Ultimately, Lister-Jones described the driving force behind the film as one to unify people by celebrating diversity and refusing to compromise individuality as fortified power.
“What I wanted to really showcase was the power of women in communities and that each woman’s power comes from her singularity, comes from her stepping into her identity and finding her power in that and how great the collective power is when all of those singular identities unite,” Lister-Jones said. “And I think now more than ever, the world really needs to be living in intersectional communities where we can uphold and uplift each other to subvert the really oppressive power structures that are at play.”
Lister-Jones added in the same interview with The Wrap, the importance of including trans girls and women to this conversation.

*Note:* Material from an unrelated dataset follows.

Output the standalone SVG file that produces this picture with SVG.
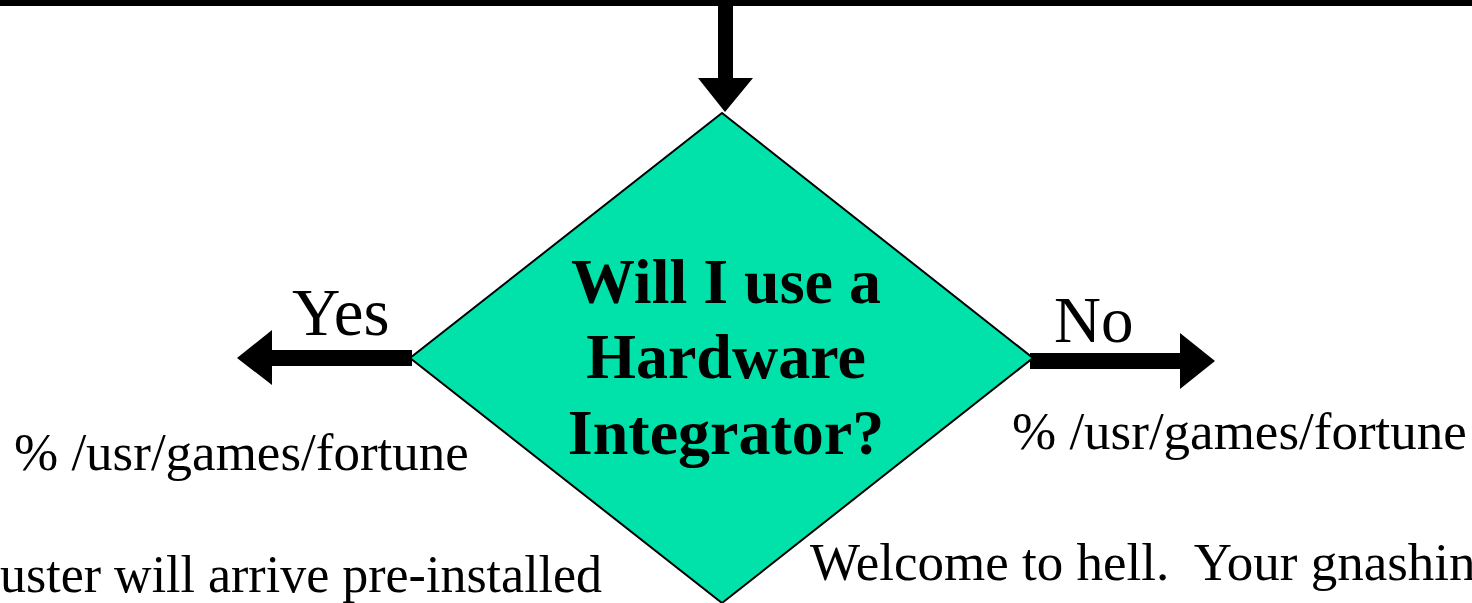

“In any discussion of young women, trans women’s voices need to be included. And anything that is looking at feminism or is telling stories through a feminist lens, it’s essential that trans women are a part of that narrative.”
Luna, the self-taught actress and activist, notes that while many stories about trans people are overdramatized with their gender identity portrayed as burdensome and a central source of suffering, The Craft: Legacy presents Lourdes as the teenage witch she is with her being trans as a facet, not a fixture.
During this cultural moment when some try to argue that including and affirming trans people is somehow a threat to others, the very nature of The Craft: Legacy’s production shows that including trans people, specifically trans girls and women, can be (and, in this case, quite literally is) magical.
The Craft: Legacy will be released widely on PVOD October 28 just in time for Halloween and can be ordered on demand everywhere this witching season.